毎年2月に行われる中学受験。国語の出題では、話題の小説が取り上げられやすい。中学受験専門塾の国語講師が今年の出題傾向を調べたところ、昨年5月の大型連休(GW)までに刊行された本から多く出題されていることがわかった。その理由と来年入試の「本命」と「対抗」の作品とは――。
(左)川崎徹『あなたが子供だった頃、わたしはもう大人だった』(河出書房新社) (中)渡辺優『自由なサメと人間たちの夢』(集英社) (右)青山七重『ハッチとマーロウ』(小学館)

2018年度の中学入試国語「題材作品」の共通点

私は中学受験専門塾の国語講師だ。今年2月、難関校で出題された作品のリストを眺めていて、ある「共通点」に気付いた。出題作品の刊行あるいは文庫化の時期が、2017年1月~5月に集中しているのだ。

以下は2017年1月~5月に刊行され、今年の中学受験で出題された文学作品のリストだ。

●青木奈緒『幸田家のことば』(小学館)【出題校】女子学院
●青山七重『ハッチとマーロウ』(小学館)【出題校】慶應義塾普通部
●井上荒野『夢の中の魚屋の地図』(集英社文庫)【出題校】巣鴨
●大崎梢『だいじな本のみつけ方』(光文社文庫)【出題校】吉祥女子
●川崎徹『あなたが子供だった頃、わたしはもう大人だった』(河出書房新社)【出題校】海城
●小嶋陽太郎『ぼくのとなりにきみ』(ポプラ社)【出題校】慶應義塾湘南藤沢・大妻
●椎野直弥『僕は上手にしゃべれない』(ポプラ社)【出題校】城北
●戸森しるこ「サヴァランの思い出」『飛ぶ教室第49号』(光村図書出版)所収【出題校】ラ・サール
●夏川草介『本を守ろうとする猫の話』(小学館)【出題校】鴎友学園女子
●文月悠光「制服の神さま」『小辞譚:辞書をめぐる10の掌編小説』(猿江商會)所収【出題校】本郷
●宮下奈都『ふたつのしるし』(幻冬舎文庫)【出題校】成城
●森谷明子『春や春』(光文社文庫)【出題校】白百合学園
●八束澄子『明日のひこうき雲』(ポプラ社)【出題校】学習院中等科・専修大学松戸
●渡辺優『自由なサメと人間たちの夢』(集英社)【出題校】聖光学院
▼5月の連休中に書店で本を物色する教員たち

以前、私立中高一貫校の国語教諭たちに「入試問題を作成する時期」についてたずね回ったことがある。その際、次のような手順で作成しているという回答が最も多かった。

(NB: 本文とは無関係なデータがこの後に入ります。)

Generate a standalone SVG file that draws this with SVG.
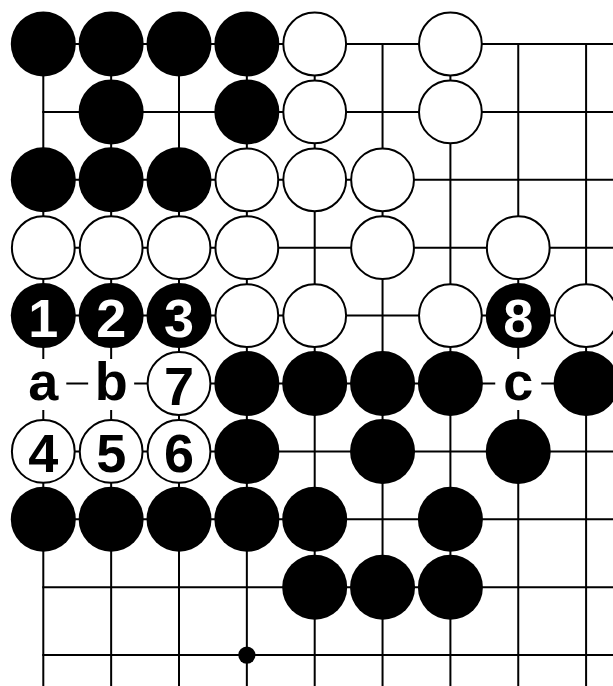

1.5月の大型連休(GW)に、出題候補の題材を集める。
2.夏休み前までに、それらを読み込み、題材を決定する。
3.夏休み中に、決定した題材で入試問題を作成する。

こうした事実を踏まえると、例年1月~5月に刊行された作品が、翌年2月の入試問題に数多く登場するのは当然だろう。教員たちは5月の大型連休に書店で本を物色するので、そこで目につくのは春に刊行されたばかりの本になりやすいのだ。

もちろん、すべての学校がこうした手順で問題を作成しているわけではない。たとえば女子中学最難関といわれる桜蔭(東京・文京区)では、今春入試において前年9月刊行の作品から出題された。題材の入手から入試本番まで5カ月弱しかなく、そのスピードにかなり驚いた。